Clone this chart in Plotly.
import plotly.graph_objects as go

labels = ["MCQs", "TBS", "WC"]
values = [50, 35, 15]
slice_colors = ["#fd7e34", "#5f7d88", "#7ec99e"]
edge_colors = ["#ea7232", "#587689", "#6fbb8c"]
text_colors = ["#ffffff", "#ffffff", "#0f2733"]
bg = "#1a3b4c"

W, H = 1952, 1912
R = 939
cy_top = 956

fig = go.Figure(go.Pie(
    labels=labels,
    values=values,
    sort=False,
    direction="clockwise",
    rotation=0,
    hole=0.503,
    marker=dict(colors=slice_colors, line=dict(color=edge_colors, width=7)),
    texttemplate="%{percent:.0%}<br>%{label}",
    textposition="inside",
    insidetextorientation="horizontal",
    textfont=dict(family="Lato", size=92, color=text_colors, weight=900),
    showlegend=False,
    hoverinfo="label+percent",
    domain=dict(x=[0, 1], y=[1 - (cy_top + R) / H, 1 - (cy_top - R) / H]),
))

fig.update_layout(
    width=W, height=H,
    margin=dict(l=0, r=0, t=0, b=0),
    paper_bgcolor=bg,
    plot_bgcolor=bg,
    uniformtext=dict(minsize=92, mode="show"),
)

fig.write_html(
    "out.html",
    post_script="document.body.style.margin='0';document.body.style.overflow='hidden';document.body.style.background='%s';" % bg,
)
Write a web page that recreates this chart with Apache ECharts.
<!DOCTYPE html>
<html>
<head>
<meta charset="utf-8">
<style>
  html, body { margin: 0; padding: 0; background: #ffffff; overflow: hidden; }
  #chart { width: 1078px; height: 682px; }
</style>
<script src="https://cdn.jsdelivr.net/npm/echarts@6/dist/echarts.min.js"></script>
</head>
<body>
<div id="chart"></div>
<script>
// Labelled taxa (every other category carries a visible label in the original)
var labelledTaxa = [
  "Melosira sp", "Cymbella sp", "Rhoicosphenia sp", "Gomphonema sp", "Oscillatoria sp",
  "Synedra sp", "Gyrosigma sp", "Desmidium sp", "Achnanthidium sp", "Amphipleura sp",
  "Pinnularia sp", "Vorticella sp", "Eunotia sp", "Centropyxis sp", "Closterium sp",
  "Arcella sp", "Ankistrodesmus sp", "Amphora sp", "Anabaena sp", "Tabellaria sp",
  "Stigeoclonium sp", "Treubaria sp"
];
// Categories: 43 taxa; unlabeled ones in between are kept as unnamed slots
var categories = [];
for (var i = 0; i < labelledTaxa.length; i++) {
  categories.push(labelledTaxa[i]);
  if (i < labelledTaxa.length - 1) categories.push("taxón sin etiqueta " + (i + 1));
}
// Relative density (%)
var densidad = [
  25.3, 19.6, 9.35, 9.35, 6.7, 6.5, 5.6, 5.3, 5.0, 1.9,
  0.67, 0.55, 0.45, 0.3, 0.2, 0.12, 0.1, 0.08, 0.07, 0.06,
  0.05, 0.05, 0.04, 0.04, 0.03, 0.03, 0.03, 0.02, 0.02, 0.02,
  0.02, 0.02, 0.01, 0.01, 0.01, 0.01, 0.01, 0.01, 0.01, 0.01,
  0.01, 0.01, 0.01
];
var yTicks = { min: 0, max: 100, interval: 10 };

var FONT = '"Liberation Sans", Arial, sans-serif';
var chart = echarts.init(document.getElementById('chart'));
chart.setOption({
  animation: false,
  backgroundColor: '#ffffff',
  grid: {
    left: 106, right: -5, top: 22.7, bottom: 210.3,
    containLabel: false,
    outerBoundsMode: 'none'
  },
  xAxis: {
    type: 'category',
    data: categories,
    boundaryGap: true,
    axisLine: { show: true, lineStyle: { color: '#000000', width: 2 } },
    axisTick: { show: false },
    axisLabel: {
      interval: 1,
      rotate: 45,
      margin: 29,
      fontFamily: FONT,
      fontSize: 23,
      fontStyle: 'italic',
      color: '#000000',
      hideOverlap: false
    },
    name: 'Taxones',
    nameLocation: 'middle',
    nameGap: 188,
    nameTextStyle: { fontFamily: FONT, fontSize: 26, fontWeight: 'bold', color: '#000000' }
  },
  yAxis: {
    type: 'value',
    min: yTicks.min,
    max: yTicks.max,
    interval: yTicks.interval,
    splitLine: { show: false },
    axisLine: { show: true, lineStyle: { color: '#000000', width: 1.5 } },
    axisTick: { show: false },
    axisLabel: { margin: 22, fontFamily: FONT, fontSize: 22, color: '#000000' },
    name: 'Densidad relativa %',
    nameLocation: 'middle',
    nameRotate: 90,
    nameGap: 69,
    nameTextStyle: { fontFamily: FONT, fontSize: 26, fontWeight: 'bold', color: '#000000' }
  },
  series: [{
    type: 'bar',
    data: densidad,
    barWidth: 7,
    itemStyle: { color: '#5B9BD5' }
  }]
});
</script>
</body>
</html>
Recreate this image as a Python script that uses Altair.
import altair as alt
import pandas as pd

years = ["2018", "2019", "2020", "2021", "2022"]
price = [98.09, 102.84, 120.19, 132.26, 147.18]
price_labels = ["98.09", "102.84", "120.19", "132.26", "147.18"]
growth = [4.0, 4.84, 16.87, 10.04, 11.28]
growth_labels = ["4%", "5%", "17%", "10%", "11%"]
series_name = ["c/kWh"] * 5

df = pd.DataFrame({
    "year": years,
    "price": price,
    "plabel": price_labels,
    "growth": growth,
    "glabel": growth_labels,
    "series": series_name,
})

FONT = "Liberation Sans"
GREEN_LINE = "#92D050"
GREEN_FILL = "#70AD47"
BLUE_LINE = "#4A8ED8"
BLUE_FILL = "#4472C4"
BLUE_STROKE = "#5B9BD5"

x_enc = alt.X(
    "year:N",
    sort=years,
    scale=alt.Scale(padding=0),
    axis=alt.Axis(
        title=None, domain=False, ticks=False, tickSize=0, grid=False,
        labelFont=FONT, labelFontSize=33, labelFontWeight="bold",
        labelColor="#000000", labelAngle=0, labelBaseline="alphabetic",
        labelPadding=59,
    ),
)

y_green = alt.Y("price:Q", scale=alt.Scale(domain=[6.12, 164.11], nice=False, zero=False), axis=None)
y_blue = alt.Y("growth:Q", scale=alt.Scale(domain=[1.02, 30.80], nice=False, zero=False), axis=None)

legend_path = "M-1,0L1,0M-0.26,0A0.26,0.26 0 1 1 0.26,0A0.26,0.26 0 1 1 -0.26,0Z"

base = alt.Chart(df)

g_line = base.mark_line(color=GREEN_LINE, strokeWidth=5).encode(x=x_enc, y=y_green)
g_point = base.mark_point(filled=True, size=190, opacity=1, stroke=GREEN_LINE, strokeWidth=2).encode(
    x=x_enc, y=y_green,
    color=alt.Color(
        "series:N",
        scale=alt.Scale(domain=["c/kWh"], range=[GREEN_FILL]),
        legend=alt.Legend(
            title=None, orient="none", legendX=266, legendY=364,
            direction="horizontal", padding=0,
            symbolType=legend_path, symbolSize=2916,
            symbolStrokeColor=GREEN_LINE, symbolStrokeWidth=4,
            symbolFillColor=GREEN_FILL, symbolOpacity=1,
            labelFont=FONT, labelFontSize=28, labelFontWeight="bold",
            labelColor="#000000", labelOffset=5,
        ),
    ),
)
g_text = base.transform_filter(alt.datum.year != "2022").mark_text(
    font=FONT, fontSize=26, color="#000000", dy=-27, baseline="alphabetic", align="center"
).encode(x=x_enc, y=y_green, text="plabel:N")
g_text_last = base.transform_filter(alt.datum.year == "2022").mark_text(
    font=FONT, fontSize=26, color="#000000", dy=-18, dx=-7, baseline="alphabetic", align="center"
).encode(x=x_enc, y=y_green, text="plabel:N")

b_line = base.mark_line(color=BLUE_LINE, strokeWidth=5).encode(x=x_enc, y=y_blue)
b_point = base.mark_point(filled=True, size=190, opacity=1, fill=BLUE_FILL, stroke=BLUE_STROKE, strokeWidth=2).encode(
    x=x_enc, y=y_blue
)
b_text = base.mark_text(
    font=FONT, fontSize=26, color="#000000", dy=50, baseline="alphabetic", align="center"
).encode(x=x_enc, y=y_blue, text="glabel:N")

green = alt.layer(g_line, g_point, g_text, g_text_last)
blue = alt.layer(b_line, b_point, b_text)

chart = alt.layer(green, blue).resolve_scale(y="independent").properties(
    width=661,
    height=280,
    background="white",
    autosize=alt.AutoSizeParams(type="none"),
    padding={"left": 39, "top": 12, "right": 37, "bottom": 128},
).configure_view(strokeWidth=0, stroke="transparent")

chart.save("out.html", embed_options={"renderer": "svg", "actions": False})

:: What you should do ::
Please copy exactly the lines from the first line of the records above through the line containing "cy_top = 956", including both, and nothing more.

:: Result of the task ::
Clone this chart in Plotly.
import plotly.graph_objects as go

labels = ["MCQs", "TBS", "WC"]
values = [50, 35, 15]
slice_colors = ["#fd7e34", "#5f7d88", "#7ec99e"]
edge_colors = ["#ea7232", "#587689", "#6fbb8c"]
text_colors = ["#ffffff", "#ffffff", "#0f2733"]
bg = "#1a3b4c"

W, H = 1952, 1912
R = 939
cy_top = 956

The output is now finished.